## WRITTEN EXERCISE
Provide only the number of lines where "this" occurs.

Stored dataset items:

——————

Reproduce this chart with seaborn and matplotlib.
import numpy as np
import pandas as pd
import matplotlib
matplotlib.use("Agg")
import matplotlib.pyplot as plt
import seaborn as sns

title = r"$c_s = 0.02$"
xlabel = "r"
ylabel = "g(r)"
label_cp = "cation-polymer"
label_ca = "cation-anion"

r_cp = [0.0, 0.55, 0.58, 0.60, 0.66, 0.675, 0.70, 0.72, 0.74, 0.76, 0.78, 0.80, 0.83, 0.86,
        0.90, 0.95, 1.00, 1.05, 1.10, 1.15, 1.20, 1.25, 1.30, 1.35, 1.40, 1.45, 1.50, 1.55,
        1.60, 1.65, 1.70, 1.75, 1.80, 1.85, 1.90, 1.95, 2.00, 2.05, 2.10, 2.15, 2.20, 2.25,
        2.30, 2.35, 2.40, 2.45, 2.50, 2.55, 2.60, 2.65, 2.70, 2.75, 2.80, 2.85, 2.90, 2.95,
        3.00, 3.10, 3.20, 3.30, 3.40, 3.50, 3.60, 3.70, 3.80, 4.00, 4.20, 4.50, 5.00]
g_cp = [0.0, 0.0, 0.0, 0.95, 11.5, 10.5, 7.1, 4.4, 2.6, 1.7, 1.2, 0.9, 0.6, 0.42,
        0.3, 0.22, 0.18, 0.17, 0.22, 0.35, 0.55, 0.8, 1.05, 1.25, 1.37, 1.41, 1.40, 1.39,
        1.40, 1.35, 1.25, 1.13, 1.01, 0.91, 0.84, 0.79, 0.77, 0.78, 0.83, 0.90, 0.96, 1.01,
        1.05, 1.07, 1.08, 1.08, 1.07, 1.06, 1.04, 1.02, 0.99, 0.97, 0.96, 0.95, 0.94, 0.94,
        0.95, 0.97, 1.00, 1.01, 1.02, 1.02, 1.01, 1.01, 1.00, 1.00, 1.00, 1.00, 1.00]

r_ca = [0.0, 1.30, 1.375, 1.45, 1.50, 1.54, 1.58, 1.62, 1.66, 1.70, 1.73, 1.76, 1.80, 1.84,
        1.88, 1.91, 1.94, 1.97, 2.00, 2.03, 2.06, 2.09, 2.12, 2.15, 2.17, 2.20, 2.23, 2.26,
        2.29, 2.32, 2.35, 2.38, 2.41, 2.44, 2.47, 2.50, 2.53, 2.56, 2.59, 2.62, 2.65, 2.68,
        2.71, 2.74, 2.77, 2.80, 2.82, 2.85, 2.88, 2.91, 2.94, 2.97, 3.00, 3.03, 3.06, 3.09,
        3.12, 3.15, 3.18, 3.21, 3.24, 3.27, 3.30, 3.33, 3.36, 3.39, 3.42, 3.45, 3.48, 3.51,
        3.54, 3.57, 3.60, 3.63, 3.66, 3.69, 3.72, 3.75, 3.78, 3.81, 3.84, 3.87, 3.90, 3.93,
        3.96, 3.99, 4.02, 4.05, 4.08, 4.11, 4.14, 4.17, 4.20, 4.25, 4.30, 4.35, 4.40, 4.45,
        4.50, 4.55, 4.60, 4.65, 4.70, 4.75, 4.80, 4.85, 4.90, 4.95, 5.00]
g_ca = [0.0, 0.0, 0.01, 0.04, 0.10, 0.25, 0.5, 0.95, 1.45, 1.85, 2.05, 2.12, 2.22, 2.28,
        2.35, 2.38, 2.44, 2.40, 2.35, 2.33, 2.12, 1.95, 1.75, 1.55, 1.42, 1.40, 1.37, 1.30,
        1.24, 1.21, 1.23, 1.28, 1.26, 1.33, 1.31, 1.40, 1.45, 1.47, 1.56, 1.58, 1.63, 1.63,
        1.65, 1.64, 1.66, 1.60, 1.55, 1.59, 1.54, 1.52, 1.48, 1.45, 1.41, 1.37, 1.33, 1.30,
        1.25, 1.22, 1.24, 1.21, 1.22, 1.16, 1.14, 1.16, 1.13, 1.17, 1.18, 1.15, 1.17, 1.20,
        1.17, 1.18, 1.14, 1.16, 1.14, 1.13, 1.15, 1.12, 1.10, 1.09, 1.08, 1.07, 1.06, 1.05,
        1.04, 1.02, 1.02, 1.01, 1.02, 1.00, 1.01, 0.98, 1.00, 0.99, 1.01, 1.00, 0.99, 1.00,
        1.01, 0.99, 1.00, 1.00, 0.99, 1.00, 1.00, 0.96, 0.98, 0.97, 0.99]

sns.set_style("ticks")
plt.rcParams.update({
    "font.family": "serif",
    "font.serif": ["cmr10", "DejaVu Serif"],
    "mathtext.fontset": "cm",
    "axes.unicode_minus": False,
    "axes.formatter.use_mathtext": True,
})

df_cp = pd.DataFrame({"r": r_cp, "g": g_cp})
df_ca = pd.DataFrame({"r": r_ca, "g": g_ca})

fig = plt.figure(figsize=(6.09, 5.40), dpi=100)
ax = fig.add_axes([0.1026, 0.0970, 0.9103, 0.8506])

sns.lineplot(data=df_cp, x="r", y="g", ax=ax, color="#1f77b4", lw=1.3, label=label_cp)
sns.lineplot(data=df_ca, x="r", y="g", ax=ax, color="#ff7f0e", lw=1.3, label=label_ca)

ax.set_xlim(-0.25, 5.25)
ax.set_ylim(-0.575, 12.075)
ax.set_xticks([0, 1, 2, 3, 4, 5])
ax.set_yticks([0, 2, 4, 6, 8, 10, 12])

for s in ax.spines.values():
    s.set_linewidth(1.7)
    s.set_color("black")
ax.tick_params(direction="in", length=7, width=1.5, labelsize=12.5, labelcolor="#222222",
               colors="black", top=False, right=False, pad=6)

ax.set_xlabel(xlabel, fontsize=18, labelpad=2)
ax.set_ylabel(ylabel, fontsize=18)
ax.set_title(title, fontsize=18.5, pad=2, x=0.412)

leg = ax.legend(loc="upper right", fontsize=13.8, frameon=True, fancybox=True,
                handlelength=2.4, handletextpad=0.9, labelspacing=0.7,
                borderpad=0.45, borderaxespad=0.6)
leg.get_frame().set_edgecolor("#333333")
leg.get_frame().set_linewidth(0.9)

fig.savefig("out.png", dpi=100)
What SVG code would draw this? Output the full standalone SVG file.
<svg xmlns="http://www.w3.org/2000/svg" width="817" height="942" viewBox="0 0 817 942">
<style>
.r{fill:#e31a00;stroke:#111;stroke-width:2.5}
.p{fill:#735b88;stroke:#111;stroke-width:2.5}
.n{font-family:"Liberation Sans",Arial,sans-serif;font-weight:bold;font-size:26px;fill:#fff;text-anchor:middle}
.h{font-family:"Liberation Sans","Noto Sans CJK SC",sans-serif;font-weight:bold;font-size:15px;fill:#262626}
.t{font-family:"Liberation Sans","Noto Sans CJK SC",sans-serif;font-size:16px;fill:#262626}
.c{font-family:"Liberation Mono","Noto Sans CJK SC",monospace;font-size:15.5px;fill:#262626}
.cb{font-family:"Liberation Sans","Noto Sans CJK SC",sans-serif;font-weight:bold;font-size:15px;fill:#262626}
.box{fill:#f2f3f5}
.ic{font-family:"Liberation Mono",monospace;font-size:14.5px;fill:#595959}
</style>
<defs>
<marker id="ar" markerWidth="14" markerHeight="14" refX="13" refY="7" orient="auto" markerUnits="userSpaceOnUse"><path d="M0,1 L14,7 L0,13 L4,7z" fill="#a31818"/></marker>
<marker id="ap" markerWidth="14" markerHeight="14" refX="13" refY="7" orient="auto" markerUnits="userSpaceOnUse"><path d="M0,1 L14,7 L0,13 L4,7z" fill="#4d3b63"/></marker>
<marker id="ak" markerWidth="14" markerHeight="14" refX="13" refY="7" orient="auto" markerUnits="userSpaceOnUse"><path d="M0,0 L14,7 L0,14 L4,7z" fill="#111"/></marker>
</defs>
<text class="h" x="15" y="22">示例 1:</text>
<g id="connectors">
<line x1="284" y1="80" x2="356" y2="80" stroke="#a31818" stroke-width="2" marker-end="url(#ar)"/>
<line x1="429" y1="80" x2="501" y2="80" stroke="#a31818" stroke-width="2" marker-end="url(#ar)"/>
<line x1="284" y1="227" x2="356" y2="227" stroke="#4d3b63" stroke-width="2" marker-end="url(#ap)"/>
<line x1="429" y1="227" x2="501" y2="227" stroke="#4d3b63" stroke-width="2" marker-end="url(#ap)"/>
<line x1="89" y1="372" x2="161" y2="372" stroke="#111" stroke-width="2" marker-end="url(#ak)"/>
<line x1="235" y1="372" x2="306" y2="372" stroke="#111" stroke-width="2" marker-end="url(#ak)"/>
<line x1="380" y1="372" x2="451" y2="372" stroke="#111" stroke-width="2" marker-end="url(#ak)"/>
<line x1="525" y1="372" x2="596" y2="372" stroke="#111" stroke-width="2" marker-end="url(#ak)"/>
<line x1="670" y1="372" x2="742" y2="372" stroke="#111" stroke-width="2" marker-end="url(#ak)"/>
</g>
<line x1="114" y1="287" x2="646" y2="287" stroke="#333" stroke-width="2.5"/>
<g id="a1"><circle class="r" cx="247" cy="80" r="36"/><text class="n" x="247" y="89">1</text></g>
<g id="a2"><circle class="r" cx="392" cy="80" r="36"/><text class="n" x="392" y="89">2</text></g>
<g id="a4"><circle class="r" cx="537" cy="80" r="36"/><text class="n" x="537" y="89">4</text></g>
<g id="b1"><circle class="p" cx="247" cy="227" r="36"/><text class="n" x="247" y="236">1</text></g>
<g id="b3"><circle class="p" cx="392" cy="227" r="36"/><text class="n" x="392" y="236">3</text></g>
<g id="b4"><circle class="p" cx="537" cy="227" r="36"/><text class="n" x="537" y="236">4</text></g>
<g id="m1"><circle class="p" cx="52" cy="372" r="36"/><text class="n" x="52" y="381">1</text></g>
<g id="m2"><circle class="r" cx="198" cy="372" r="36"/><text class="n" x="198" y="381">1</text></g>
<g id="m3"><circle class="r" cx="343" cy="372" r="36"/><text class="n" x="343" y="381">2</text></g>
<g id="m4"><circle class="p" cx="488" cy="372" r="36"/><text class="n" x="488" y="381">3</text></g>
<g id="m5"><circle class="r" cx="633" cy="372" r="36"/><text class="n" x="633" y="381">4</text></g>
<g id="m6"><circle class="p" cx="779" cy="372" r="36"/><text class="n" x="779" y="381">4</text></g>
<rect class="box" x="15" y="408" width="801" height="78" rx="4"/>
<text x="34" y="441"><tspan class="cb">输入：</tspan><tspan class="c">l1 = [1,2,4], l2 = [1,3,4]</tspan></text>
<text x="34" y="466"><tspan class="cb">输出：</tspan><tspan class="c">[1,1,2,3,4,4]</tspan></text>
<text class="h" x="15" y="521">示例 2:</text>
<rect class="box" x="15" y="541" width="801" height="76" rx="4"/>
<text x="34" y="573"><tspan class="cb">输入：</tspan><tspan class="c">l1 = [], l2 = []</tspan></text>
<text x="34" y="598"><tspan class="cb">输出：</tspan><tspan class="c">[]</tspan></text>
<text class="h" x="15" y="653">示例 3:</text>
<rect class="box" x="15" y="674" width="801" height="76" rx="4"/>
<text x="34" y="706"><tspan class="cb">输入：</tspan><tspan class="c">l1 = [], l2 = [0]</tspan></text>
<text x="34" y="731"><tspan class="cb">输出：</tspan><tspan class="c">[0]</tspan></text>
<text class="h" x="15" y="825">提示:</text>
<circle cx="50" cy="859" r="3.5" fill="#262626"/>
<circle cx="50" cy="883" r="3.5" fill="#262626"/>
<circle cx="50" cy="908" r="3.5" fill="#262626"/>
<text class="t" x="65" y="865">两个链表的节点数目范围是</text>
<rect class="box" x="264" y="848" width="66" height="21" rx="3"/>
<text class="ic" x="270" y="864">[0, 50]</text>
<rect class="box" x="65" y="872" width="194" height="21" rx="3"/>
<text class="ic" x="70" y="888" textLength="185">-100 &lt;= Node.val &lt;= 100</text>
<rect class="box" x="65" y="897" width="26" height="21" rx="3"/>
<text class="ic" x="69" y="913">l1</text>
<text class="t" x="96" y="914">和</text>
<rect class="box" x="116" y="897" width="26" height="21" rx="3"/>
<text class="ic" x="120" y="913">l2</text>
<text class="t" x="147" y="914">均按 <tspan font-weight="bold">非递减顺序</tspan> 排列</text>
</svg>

——————

## SOLVED PROBLEM
2